The recession-resistant nature of the sector became evident during the 2008-2009 downturn, when it exceeded other commercial real estate property types in terms of investment returns and rent performance, according to the National Investment Center for Seniors Housing & Care (NIC) investment guide.
However, since the pandemic hit, there have been some anxious moments in the market. Due to uncertainties driven by the virus, it is difficult to predict just how the recovery will unfold. “The industry has been up against some waves we have never seen before,” said Ryan Maconachy, vice chairman of healthcare & alternative assets at Newmark Knight Frank, in a discussion during the NIC 2020 Fall Conference that examined how the deal environment has changed since the pandemic began.
Manisha Bathija, a former investment officer for Ventas, led the discussion, with a panel that also included Ben Firestone, executive managing director & co-founder of Blueprint Healthcare Real Estate Advisors.

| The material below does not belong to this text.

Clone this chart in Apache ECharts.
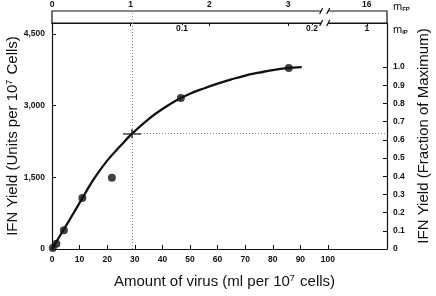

CHANGES IN THE DEAL ENVIRONMENT
The COVID-19 crisis has created a highly volatile environment for investors, as “the market is changing on a daily and weekly basis,” said Maconachy. Primarily, the core, best-in-class assets have continued to perform well throughout the pandemic. On the other hand, investors are being more cautious with assets that have been underperforming but were then stabilized, and properties that were never stabilized and are in the lease-up process, he said.
In addition, Firestone pointed out that there was a pause in investment in April—however, the market has proved to be resilient and investors will continue to look for opportunities going forward.
Thanks to favorable demographics, falling caregiving ratios and high divorce rates, the need for senior housing will continue to persist, according to NIC. Nationwide, there are around 75 million Baby Boomers and approximately 3 million Americans turning 65 every year, the Department of Housing and Urban Development reported.
Overall, the investors who have taken a break from senior housing are mostly “tourist investors”—buyers who might have one or two properties, but are not committed to the market, said Maconachy. However, institutional investors that experienced the resiliency of the sector will continue to stay in the industry, he added. According to a recently published report by National Real Estate Investor, 47 percent of investors said that they won’t change their near-term strategies for investing in the sector, and 52 percent reported the same for their long-term strategies.
In general, however, deals do take longer to materialize, due to obstacles created by the pandemic. The work-from-home environment has slowed down the reviewing process and stretched out marketing periods, and limitations to on-site property tours has made it harder for prospective investors to study a property, Firestone said. “I do think there has been an impact to timing, to some degree,” he noted.